While tricksters certainly are social critics and rebel rousers, more often than not they function as models for society who reaffirm order and rules through instructive entertainment. Therefore, these stories are remembered and liturgically passed down from each generation for the purpose of forming the ethical imaginations of individuals, thus leading listeners to embody the kind of character the community has deemed honorable to inhabit. Mythic narratives also contain the added bonus of allowing us to experiment in our imaginations with the probable effects of acting on one set of convictions over another; testing to see whether we can turn things around for the better rather than make things worse. “In this respect, narratives offer us a relatively safe way to explore our ‘options’ without our first having to experiment with our own lives” (Michael Goldberg, Theology and Narrative, p. 234).

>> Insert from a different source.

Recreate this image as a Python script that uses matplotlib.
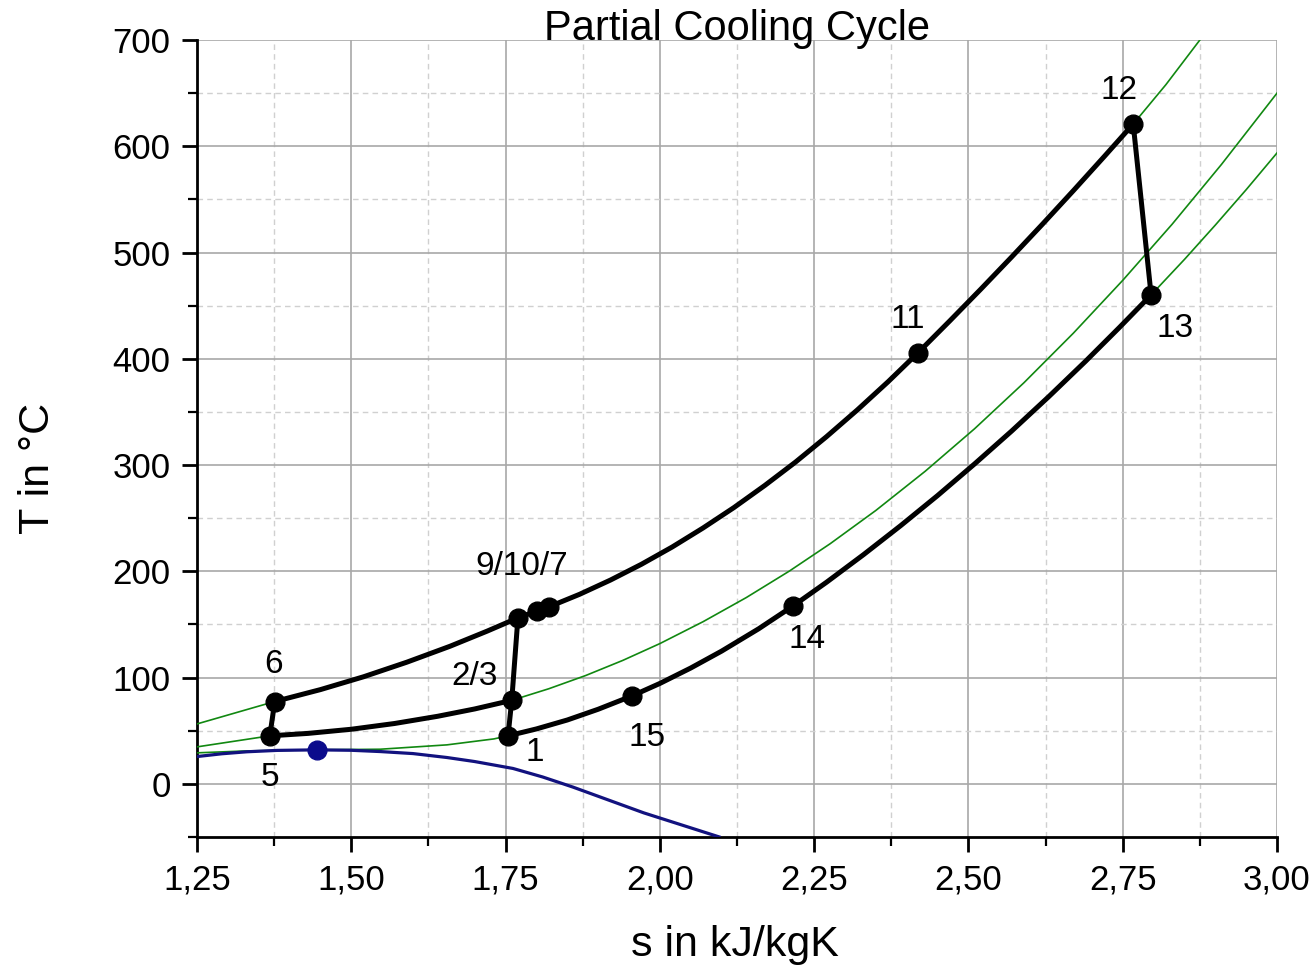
import numpy as np
import matplotlib.pyplot as plt
from matplotlib.ticker import MultipleLocator, FuncFormatter

plt.rcParams['font.family'] = ['Liberation Sans', 'DejaVu Sans']

# cycle state points (s in kJ/kgK, T in degC)
state_names = ['1', '2/3', '9', '10', '7', '11', '12', '13', '14', '15', '5', '6']
state_s = [1.754, 1.760, 1.770, 1.801, 1.820, 2.418, 2.767, 2.796, 2.216, 1.955, 1.368, 1.376]
state_T = [45.2, 78.6, 156.2, 162.8, 166.5, 405.5, 620.9, 460.1, 167.5, 82.8, 45.2, 77.5]

# high pressure heating 6 -> 9 -> 10 -> 7 -> 11 -> 12
hp_s = [1.376, 1.45, 1.52, 1.59, 1.66, 1.72, 1.770, 1.801, 1.820, 1.87, 1.92, 1.97, 2.02,
        2.07, 2.12, 2.17, 2.22, 2.27, 2.32, 2.37, 2.418, 2.47, 2.52, 2.57, 2.62, 2.67,
        2.72, 2.767]
hp_T = [77.5, 88.7, 100.8, 114.5, 129.5, 143.7, 156.2, 162.8, 166.5, 178.4, 191.8, 206.6,
        222.9, 240.8, 260.0, 280.8, 302.9, 326.7, 351.9, 378.5, 405.5, 435.8, 465.5, 495.8,
        526.7, 558.2, 590.3, 620.9]

# low pressure cooling 1 <- 15 <- 14 <- 13
lp_s = [1.754, 1.80, 1.85, 1.90, 1.955, 2.00, 2.05, 2.10, 2.16, 2.216, 2.27, 2.33, 2.39,
        2.45, 2.51, 2.57, 2.63, 2.69, 2.745, 2.796]
lp_T = [45.2, 51.7, 60.1, 70.2, 82.8, 94.5, 109.0, 124.9, 145.9, 167.5, 189.7, 215.7,
        242.9, 271.3, 301.1, 332.0, 364.3, 397.8, 429.7, 460.1]

# intermediate pressure cooling 2/3 -> 5
ip_s = [1.368, 1.43, 1.50, 1.57, 1.64, 1.70, 1.760]
ip_T = [45.2, 47.5, 51.4, 56.8, 63.6, 70.5, 78.6]

# compression 1 -> 2/3 -> 9, 5 -> 6, turbine 12 -> 13
comp_s = [1.754, 1.760, 1.770]
comp_T = [45.2, 78.6, 156.2]
mc_s = [1.368, 1.376]
mc_T = [45.2, 77.5]
turb_s = [2.767, 2.796]
turb_T = [620.9, 460.1]

# visible parts of the isobars (green)
iso_hi_left_s = [1.25, 1.376]
iso_hi_left_T = [56.4, 77.5]
iso_hi_right_s = [2.767, 2.82, 2.875]
iso_hi_right_T = [620.9, 658.0, 700.0]

iso_mid_left_s = [1.25, 1.368]
iso_mid_left_T = [34.8, 45.2]
iso_mid_right_s = [1.760, 1.82, 1.88, 1.94, 2.00, 2.07, 2.14, 2.21, 2.276, 2.35, 2.43,
                   2.51, 2.59, 2.67, 2.75, 2.83, 2.91, 3.00]
iso_mid_right_T = [78.6, 89.5, 102.0, 116.2, 132.0, 152.6, 175.3, 200.3, 226.0, 257.3,
                   294.2, 334.2, 377.5, 424.1, 473.8, 526.6, 582.9, 650.0]

iso_lo_left_s = [1.25, 1.33, 1.438, 1.547, 1.655, 1.731, 1.754]
iso_lo_left_T = [29.2, 31.0, 32.0, 32.6, 36.7, 42.3, 45.2]
iso_lo_right_s = [2.796, 2.85, 2.90, 2.95, 3.00]
iso_lo_right_T = [460.1, 493.5, 525.8, 559.1, 593.7]

# saturation line and critical point
sat_s = [1.25, 1.29, 1.331, 1.38, 1.444, 1.50, 1.547, 1.60, 1.655, 1.70, 1.762, 1.81,
         1.859, 1.974, 2.096]
sat_T = [25.7, 28.3, 30.2, 31.5, 32.0, 31.6, 30.4, 28.5, 24.8, 21.0, 14.5, 6.5, -3.0,
         -27.3, -49.9]
crit_s = 1.444
crit_T = 31.5

fig = plt.figure(figsize=(13.15, 9.67), dpi=100)
ax = fig.add_axes([197 / 1315, 1 - 837 / 967, 1080 / 1315, 797 / 967])

green = '#118811'
for s_, T_ in [(iso_hi_left_s, iso_hi_left_T), (iso_hi_right_s, iso_hi_right_T),
               (iso_mid_left_s, iso_mid_left_T), (iso_mid_right_s, iso_mid_right_T),
               (iso_lo_left_s, iso_lo_left_T), (iso_lo_right_s, iso_lo_right_T)]:
    ax.plot(s_, T_, color=green, lw=1.2, zorder=3)
# green isobars also run under the black cycle lines
ax.plot(hp_s, hp_T, color=green, lw=1.2, zorder=3)
ax.plot(ip_s, ip_T, color=green, lw=1.2, zorder=3)
ax.plot(lp_s, lp_T, color=green, lw=1.2, zorder=3)

ax.plot(sat_s, sat_T, color='#12127f', lw=2.3, zorder=4)
ax.plot(crit_s, crit_T, 'o', color='#0b0b8c', ms=13.5, zorder=6)

for s_, T_ in [(hp_s, hp_T), (lp_s, lp_T), (ip_s, ip_T), (comp_s, comp_T),
               (mc_s, mc_T), (turb_s, turb_T)]:
    ax.plot(s_, T_, color='black', lw=3.6, solid_capstyle='round',
            solid_joinstyle='round', zorder=5)
ax.plot(state_s, state_T, 'o', color='black', ms=13.5, zorder=6)

# state labels, offsets in points
labels = [('1', '1', 19, -12), ('2/3', '2/3', -27, 17), ('9/10/7', '9', 3, 37),
          ('11', '11', -7, 24), ('12', '12', -10, 24), ('13', '13', 17, -24),
          ('14', '14', 10, -24), ('15', '15', 11, -30), ('5', '5', 0, -30),
          ('6', '6', -1, 27)]
for txt, key, dx, dy in labels:
    i = state_names.index(key)
    ax.annotate(txt, (state_s[i], state_T[i]), xytext=(dx, dy), textcoords='offset points',
                ha='center', va='center', fontsize=24, zorder=7)

ax.set_xlim(1.25, 3.0)
ax.set_ylim(-50, 700)
ax.xaxis.set_major_locator(MultipleLocator(0.25))
ax.xaxis.set_minor_locator(MultipleLocator(0.125))
ax.yaxis.set_major_locator(MultipleLocator(100))
ax.yaxis.set_minor_locator(MultipleLocator(50))
ax.xaxis.set_major_formatter(FuncFormatter(lambda v, p: f'{v:.2f}'.replace('.', ',')))
ax.yaxis.set_major_formatter(FuncFormatter(lambda v, p: f'{v:.0f}' if v >= 0 else ''))

ax.grid(which='major', color='#a8a8a8', lw=1.2, ls='-', zorder=0)
ax.grid(which='minor', color='#d0d0d0', lw=1.0, ls=(0, (4, 3)), zorder=0)
ax.set_axisbelow(True)

for side in ['top', 'right']:
    ax.spines[side].set_visible(False)
for side in ['left', 'bottom']:
    ax.spines[side].set_linewidth(2.0)
ax.tick_params(which='major', direction='out', length=11, width=2.0, labelsize=25, pad=8)
ax.tick_params(which='minor', direction='out', length=6.5, width=1.6)

fig.text(737 / 1315, 1 - 40 / 967, 'Partial Cooling Cycle', ha='center', va='baseline', fontsize=30)
fig.text(735 / 1315, 1 - 956 / 967, 's in kJ/kgK', ha='center', va='baseline', fontsize=31)
fig.text(38 / 1315, 1 - 468 / 967, 'T in °C', ha='center', va='center', rotation=90, fontsize=31)

fig.savefig('out.png', dpi=100)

If it was not for these hermeneutically creative tales that offer different ways of imagining and transforming our circumstances we would be sublimated to the flat and stifling “monologues of dominance” (Vizenor, “Trickster Discourse”, p. 67). Literature therefore transgresses the presumed bounds that reason and speculation should remain in autonomous fields. In this way literature avoids a lot of the hang-ups of the Enlightenment insofar as imagination integrates the reflection and contemplation of reality (primary) with the bending and modification of it (secondary). So while human representations of literary tricksters may diminish tricksterdom in its textual purity, betraying the very essence of the trickster, the urgency required of social agents to reform historical consciousness reveals that there is no innocence in indecision either. Their hands are dirty either way. At the very least, convention disturbing bunglers play the part of Trickster when they preach disarmingly imaginative stories that trick their hearers and readers into thinking that which is unfamiliar or uncommon and into becoming tricksters of transformation themselves.